With the honourable exception of Lady Gaga's frock of meat, it was the most thunderingly daft episode in the entire history of fashion, says author Jeremy Clay.

In the well-heeled streets of London, something peculiar was afoot. In Edinburgh too, things were askew.

Before long, the phenomenon had worked its way across the land, passed from town to town like a contagion, leaving hobbling knots of sufferers wherever it went.

But in an age of ailments, from potter's rot to chimney sweep's scrotum, there were no physical grounds for the spreading infirmity. It preyed on the young, the capricious, the suggestible and the status-obsessed. Or, to put it another way, the fashionable.

They called it the Alexandra Limp and it was quite possibly the only fad to be born in a sick bed.

Alexandra of Denmark was the bride of the Prince of Wales, and a 19th Century fashion icon. The clothes she wore were copied as well. The chokers she wore to conceal a scar on her neck were copied. And when a bout of rheumatic fever left her with a pronounced limp… Well, that was copied too.

In the well-do-do hotspots of Britain, toadying women began clumping about in a style that suggested they'd recently stood barefoot on discarded Lego.

At first, it was a DIY affair. Women would simply grab odd shoes to help them totter effectively. But canny shopkeepers soon realised there was a pretty penny to be made from what otherwise would be retail's most unshiftable line - wildly mismatched footwear, with one high heel, and one low.

What did ordinary people make of it all? Not a great deal, if this 1869 report from the North British Mail is anything to go by. "A monstrosity has made itself visible among the female promenaders in Princes Street," it seethed. "It is as painful as it is idiotic and ludicrous.

"Taking my customary walk the other day, observant of men, women and things, I met three ladies. They were all three young, all three good-looking, and all three lame! At least, such was my impression, seeing as they all carried handsome sticks and limped; but, on looking back, as everyone else did, I could discover no reason why they should do so.

"Indeed, one decent woman expressed her pity in an audible 'Puir things!' as she passed, but I was enlightened by hearing a pretty girl explain to her companion, 'Why that's the Alexandra limp! How ugly!'"

Image source, Science Photo Library
Image caption,
Alexandra of Denmark was a trend-setter in the 1860s

The Dundee Courier and Argus was no less contemptuous. "Some remarkably foolish things have been done in imitation of royalty," the paper tutted, "but this is an act which involves a spice of wickedness as well as of folly.

"There must be a line at which even fashionable folly may be expected to stop short," it said, and this line ought to be drawn "at the caricaturing of human infirmity".

And then, as is the way of these things, fashion moved on. The game was probably already up by the time a race-horse was given the deeply unpromising name of Alexandra Limp.
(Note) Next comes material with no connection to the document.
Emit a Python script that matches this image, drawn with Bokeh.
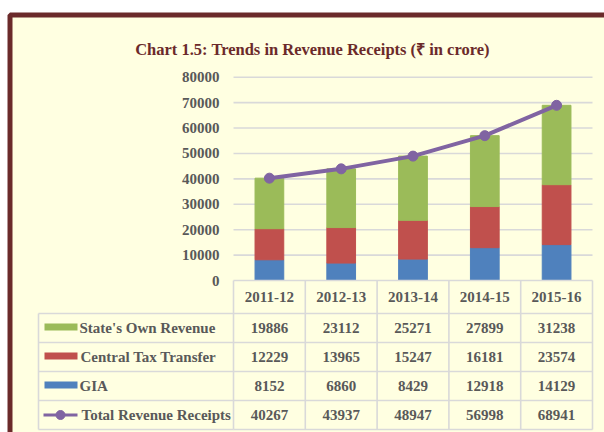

"A fashion journal announces that the Alexandra limp is to be discontinued forthwith," reported the Western Daily Press. Cue great sighs of relief, which will have lasted right until the reader reached the following sentence: "The skirt of the season, we are informed, is to cling closely round the feet, in consequence whereof ladies will be obliged to walk as if their feet were tied together."